What Killed 'Ride To Work' Magazine?


What Killed 'Ride To Work' Magazine?

By Maynard Hershon

From Motorcycle Sport & Leisure magazine, November 2007

In bookstores, there is a new kind of magazine focusing on luxury touring by motorcycle. These glossy monthlies showcase routes and destinations for Road King, Gold Wing and K1200LT riders - folks who can afford to travel any way they like but choose to ride. The new magazines aren't much different from other travel publications, except that, they're about motorcycle riding.

Nowhere in these magazines does an editor or interview subject so much as mention that bikes can be used for transportation. No wonder. Motorcycles, lest we forget, are toys. The motorcycle industry and the magazines showcasing the newest, fastest, most badass bikes and gear are grateful that they're toys.

Toys can be sold to excited customers. Newer, more expensive toys can be sold to the same easily bored customers - long before the old toys are worn out. Motorcycle commuters certainly don't matter in these new luxury touring magazines - or in mainstream US moto-mags. Those magazines are supported by transparently butch truck ads for the newest, noisiest posing and risk-taking gear and bikes. Gear and bikes for smoky burnouts and corner-carving.

You will not see much about bikes appropriate for daily use. "Those bikes suck. Ride to work? No way. Dude, that's what V-8s are for!"

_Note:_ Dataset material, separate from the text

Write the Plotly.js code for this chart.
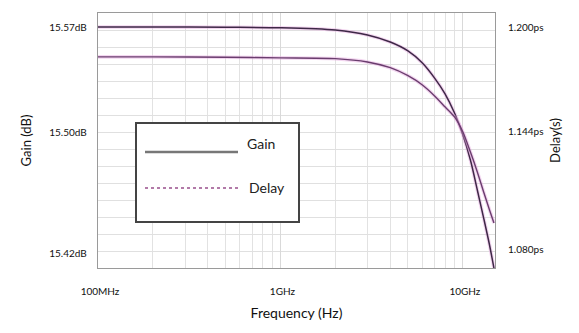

Non-toys like commuter bikes are more like tools. Once you've bought a 10mm socket, you probably won't tire of it. Your tool works; your bike works. You won't buy a more expensive, sexier replacement for either. As a consumer, Ms Moto-Commuter, you're a flop. As a human being, you're a hero.

You're a hero because riding is good for everyone, for the water and air and the landfill and the level of chaos and hostility we endure. Riding preserves dwindling resources, especially oil. Everyone knows al that, but few people care. Many say they care, but when no one's looking, it's homes far from jobs, three cars per family and ever-larger Energy Star appliances. A moto-commuter, is not going to buy a new MV when the prestige wears off her old 650 Seca. She's not trying in some veiled way to meet. Mr Right or even Mr Right-Now. She's not even trying to make an impression. She's tryiing to stay warm and dry riding back and forth to work. So, she's happy with her old Yamaha. Didn't cost much to buy, doesn't cost much to maintain. Shaft drive, starts right up, no plastic.

Nor is she lusting for replica helmets, fringed vests or carbon airbox covers. Companies offering those products won't advertise in a magazine for near non-consumers like her. Let's call it Ride to Work magazine. Ride to Work would fail before the first printing. Motorcycle commuters don't buy much so they don't matter much in the marketplace. In a consumer society, the marketplace means the world. Motorcycle commuters make the world yawn.

Restraint does not impress in an age of excess. No one will praise you for your commitment to riding your motorcycle to work year round. No one cares.

We become noticed by buying goods and services. Spend and the world sits up and takes notice. Don't, and nobody loves you.

Perhaps that's as it should be. If a few of us are not participating in this terrific system, why should anyone notice? We buy, therefore we are. What we buy is who we are.

Motorcyclists overwhelmingly buy bikes and gear that present us as rogues or racers, gear and bikes that may not excel in any area except evident coolness. We pay big money for public coolness.

I'll bet there are more brands of pricey aftermarket exhaust systems than of affordable, durable all-weather gear. There may be $50,000 in exhaust system inventory hanging in our local shop, but you have to hunt for two-dollar anti-fog to rub on your face shield.

Can't blame the retailer; he's stocking what sells. Who needs foul-weather stuff anyway? Why ride in the rain?

Try this: Ride to work (47mpg) in a rainstorm, then stand dripping at her desk, helmet in hand, and ask the hot, unmarried receptionist out to dinner. Tell her you'll pick her up. Brad Pitt couldn't get a yes.

Consumer green is commuting in a $35,000, 22mpg, hybrid SUV. True green is commuting on a lovingly maintained, virtually worthless 1971 CB350.

Here's how to be consumer cool: Buy a racer replica or custom. Weekends, ride your scoot to taverns in the country or haul it to track-days. Haunt the moto-hangouts. Always ride in plumage. Monday through Friday, forget your bike. Drive your F250. Act as if oil is plentiful and pleasant and the air is clean. Hey, you're cool. You've got friends. Enjoy the acceptance, the respect. You can see in the eyes of others the meaning motorcycling brings to your life.

Or, you can become invisible. You can stand for something but make no statement. You can ride a bike for transportation. You won't impress anyone and it's my bet you won't care.

Granted, that receptionist is hot. If she were cosmically hot, she'd reach up to muss your helmet hair.